The continuing downpour over Victoria and the very west of Canada the last few days, which has made the street out front look like a mini river at times, and me extra thankful that the roof is doing its job, somehow has to segue to talking about writing. As abundant as the rains are, and near torrential (okay, maybe not quite, but let’s be dramatic, shall we?) as they have been, should be akin to what every writer should be, and that is –prolific.
Write A LOT. Write every day. Yes, yes, yes, I can practically hear you saying this is not news. You’re right. It’s not, but are you writing a lot? What is a lot to you? Is it frequency? Or is it the number of words you pour out onto the page every day? You really have jump in when it comes to writing. Might we say, get all wet. I don’t think there’s a pun here I can include about swimming…but do you get my drift? *even I am rolling my eyes here
Puns aside, what A LOT means to you might mean something completely different to another writer. It might mean being able to sneak off in a quiet corner with your favourite bevvy, and starting with a good title. Oh, I love doing that –a whole story just based on a cool sounding title that was part of a random conversational phrase that, even since, still seems a saleable genius of sorts. Yes, you do that, too.

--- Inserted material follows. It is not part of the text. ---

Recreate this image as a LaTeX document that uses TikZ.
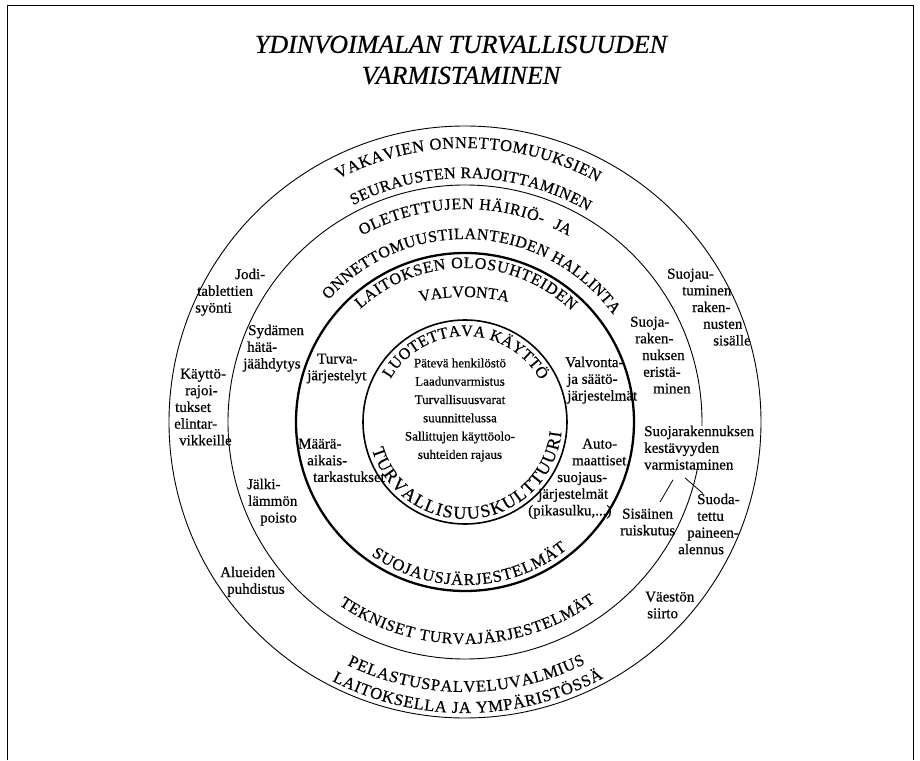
\documentclass[tikz,border=0pt]{standalone}
\usepackage{fontspec}
\setmainfont{Liberation Serif}[FakeBold=0.5]
\usetikzlibrary{decorations.text,calc}

\newcommand{\arcfont}{\fontsize{16.5}{16.5}\selectfont}
\newcommand{\arcfontsmall}{\fontsize{16}{16}\selectfont}

\tikzset{
  ring/.style={line width=0.9pt},
  arctext/.style={decorate, decoration={text along path, text align={fit to path}, text={#1}}},
  arclabel/.style={decorate, decoration={text along path, text align={center}, text={#1}}},
  sidenote/.style={anchor=north west, align=left, inner sep=0pt, font=\fontsize{15}{16.7}\selectfont},
  corenote/.style={align=center, inner sep=0pt, font=\fontsize{13}{18.3}\selectfont},
  headline/.style={align=center, inner sep=0pt, font=\itshape\fontsize{26}{31}\selectfont},
  link/.style={line width=0.8pt},
}

\begin{document}
\begin{tikzpicture}[x=1pt,y=1pt]
\useasboundingbox (-465,-338) rectangle (455,422);

% concentric rings, centred at the origin
\draw[ring] (0,0) circle[radius=296];
\draw[ring] (0,0) circle[radius=237];
\draw[line width=2.3pt] (0,0) circle[radius=169];
\draw[line width=1.6pt] (0,0) circle[radius=102];

% curved captions, upper halves (run clockwise)
\path[arctext={|\arcfont|VAKAVIEN ONNETTOMUUKSIEN}] (117.5:274) arc[start angle=117.5, end angle=61.1, radius=274];
\path[arctext={|\arcfontsmall|SEURAUSTEN RAJOITTAMINEN}] (117.3:244) arc[start angle=117.3, end angle=59.8, radius=244];
\path[arctext={|\arcfontsmall|OLETETTUJEN HÄIRIÖ-}] (118.9:213) arc[start angle=118.9, end angle=68.7, radius=213];
\path[arclabel={|\arcfontsmall|JA}] (68.3:213) arc[start angle=68.3, end angle=58.3, radius=213];
\path[arctext={|\arcfontsmall|ONNETTOMUUSTILANTEIDEN HALLINTA}] (138.2:183) arc[start angle=138.2, end angle=35.9, radius=183];
\path[arctext={|\arcfontsmall|LAITOKSEN OLOSUHTEIDEN}] (132.8:154) arc[start angle=132.8, end angle=46.3, radius=154];
\path[arctext={|\arcfontsmall|VALVONTA}] ([shift={(-1,-75)}]102.7:200) arc[start angle=102.7, end angle=77.3, radius=200];
\path[arctext={|\arcfontsmall|LUOTETTAVA KÄYTTÖ}] (150:86) arc[start angle=150, end angle=29, radius=86];

% curved captions, lower halves (run counter-clockwise)
\path[arctext={|\fontsize{18}{18}\selectfont|TURVALLISUUSKULTTUURI}] (196.5:97) arc[start angle=196.5, end angle=354, radius=97];
\path[arctext={|\arcfont|SUOJAUSJÄRJESTELMÄT}] (234.9:163) arc[start angle=234.9, end angle=308.7, radius=163];
\path[arctext={|\arcfontsmall|TEKNISET TURVAJÄRJESTELMÄT}] (235.4:222) arc[start angle=235.4, end angle=305.9, radius=222];
\path[arctext={|\arcfont|PELASTUSPALVELUVALMIUS}] (244.1:270) arc[start angle=244.1, end angle=296.5, radius=270];
\path[arctext={|\arcfont|LAITOKSELLA JA YMPÄRISTÖSSÄ}] (242.8:291) arc[start angle=242.8, end angle=298.4, radius=291];

% page furniture and straight labels, in page coordinates (y downwards)
\begin{scope}[y=-1pt, shift={(-465pt,422pt)}]
\draw[line width=0.8pt] (7,760) -- (7,5) -- (913,5) -- (913,760);

\node[headline] (title) at (461,60) {YDINVOIMALAN TURVALLISUUDEN\\VARMISTAMINEN};

\node[corenote] (core) at (460,410) {Pätevä henkilöstö\\Laadunvarmistus\\Turvallisuusvarat\\suunnittelussa\\Sallittujen käyttöolo-\\suhteiden rajaus};

% outer ring
\node[sidenote] (jodi) at (195,268.5) {\hspace*{40pt}Jodi-\\\hspace*{2pt}tablettien\\syönti};
\node[sidenote] (rajoitus) at (174,368.5) {\hspace*{6pt}Käyttö-\\\hspace*{11pt}rajoi-\\\hspace*{1pt}tukset\\elintar-\\\hspace*{5pt}vikkeille};
\node[sidenote] (puhdistus) at (220,566.5) {Alueiden\\\hspace*{7pt}puhdistus};
\node[sidenote] (suojautuminen) at (667,268.5) {Suojau-\\\hspace*{15pt}tuminen\\\hspace*{25pt}raken-\\\hspace*{36pt}nusten\\\hspace*{46pt}sisälle};
\node[sidenote] (vaeston) at (645,591.5) {Väestön\\\hspace*{2pt}siirto};

% second ring
\node[sidenote] (sydamen) at (243,324.5) {\hspace*{5pt}Sydämen\\\hspace*{4pt}hätä-\\jäähdytys};
\node[sidenote] (jalki) at (247,478.5) {Jälki-\\\hspace*{1pt}lämmön\\\hspace*{13pt}poisto};
\node[sidenote] (eristaminen) at (630,316.5) {Suoja-\\\hspace*{5pt}raken-\\\hspace*{12pt}nuksen\\\hspace*{13pt}eristä-\\\hspace*{23pt}minen};
\node[sidenote, fill=white] (kestavyys) at (644,425.5) {Suojarakennuksen\\kestävyyden\\varmistaminen};
\node[sidenote] (sisainen) at (620,508.5) {\hspace*{2pt}Sisäinen\\ruiskutus};
\node[sidenote] (suodatettu) at (678,493.5) {\hspace*{19pt}Suoda-\\\hspace*{19pt}tettu\\\hspace*{9pt}paineen-\\alennus};

% third ring
\node[sidenote] (turva) at (307,353.5) {\hspace*{10pt}Turva-\\järjestelyt};
\node[sidenote] (maara) at (298,438.5) {Määrä-\\\hspace*{9pt}aikais-\\\hspace*{15pt}tarkastukset};
\node[sidenote] (valvonta) at (565,356.5) {Valvonta-\\\hspace*{2pt}ja säätö-\\\hspace*{2pt}järjestelmät};
\node[sidenote] (auto) at (528,438.5) {\hspace*{54pt}Auto-\\\hspace*{44pt}maattiset\\\hspace*{29pt}suojaus-\\\hspace*{10pt}järjestelmät\\(pikasulku,...)};

% pointers from the containment item to its two measures
\draw[link] ($(kestavyys.south west)+(29,10)$) -- ($(sisainen.north west)+(40,-6.5)$);
\draw[link] ($(kestavyys.south west)+(41,8)$) -- ($(suodatettu.north west)+(25,0)$);
\end{scope}
\end{tikzpicture}
\end{document}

The point about being prolific is not only having the goal of selling books, even though there are some who write for the mere pleasure of it with no intent to make money –and bless those creative souls!, but for the one reason being torrential with writing is a good thing. It makes your writing stronger. Better. Sharper. Your style shines though and you get comfortable with what your style even is. That’s the flagging downside for new writers, not having a good grip on personal writing style. It does surface *enough with the water references, Rach!! *I’m grinning after having written oceans and oceans of words. *again, okay, you can grin this time, or roll your eyes, your choice The writer of torrents of words becomes her own best sifter. She can identify the sections and pages of the work that are ‘drowning’, but after some practice, and this will very likely takes years, that part will be less and less.
In the meantime, being torrential with words is the way to sail into your writing.